Korean society has become disconnected over the weekend due to the meltdown of KakaoTalk, a chat platform some 90 percent of Koreans use. A crash from late Saturday stemmed from a fire at the SK C&C building in Bundang that houses the data center for Kakao, which provides a range of services from banking to mobility based on its dominant chat platform. The fire caused a shut down in the server powering Kakao online and mobile services. SK has been on emergency repair, but it may take days before services are fully restored. The fiasco underscored the risk of Kakao monopoly in mobile services.
Most people came to experience the inconvenience of disconnection. They were unable to communicate via the messaging platform and could not hail taxis. Mobile pay and settlements were not possible. Legal claims could balloon. If the accident occurred during a weekday, the damage could have been colossal.
The accident could have been foreseeable. There should have been countermeasures related to the overreliance on online behemoths. The U.S. and European Union have been working to fix online monopolies since four to five years ago. The U.S. Congress packaged and passed five related bills in June last year. The Ending Platform Monopolies Act allows the Department of Justice or Federal Trade Commission to force platform giants to divest line of business when dual ownership creates a conflict of interest and if their gatekeeper power allows them to favor their own services or disadvantages rivals.

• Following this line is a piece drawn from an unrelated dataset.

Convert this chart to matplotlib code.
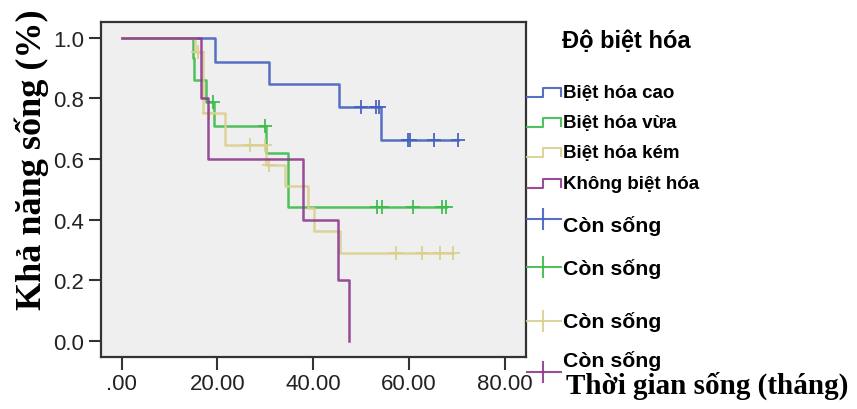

The Korean government and legislation have been neglecting to enhance fair competition among online platforms. The Fair Trade Commission in September 2020 proposed a regulation, but it has not been activated due to conflicts over command among government offices, protests from big platform operators, and neglect from the legislation. The Yoon Suk-yeol government proposes voluntary supervision and fixes, but that would be like having players double as referees.
The two behemoths have come to rule the digital space. Merchants, self-employed and platform workers are at their mercy due to the lack of regulations and policies. Kakao has been sucking up small online service operators through mergers and acquisitions. Vendors and self-employed no longer can run online business without going through the platform giants. The predominance of Kakao in cab-hailing after the National Assembly banned unorthodox ride-sharing has come to worsen the taxi shortage and fee hikes.
The latest mishap demonstrates Kakao had neglected services and system backup while expanding its outreach. President Yoon Suk-yeol ordered the ICT and Science Minister to fix the problem. But the system repair does not fix the monopoly issue. The U.S. has prospered through a ban on monopolies. Korea should address the predominance of online platforms that can destabilize society.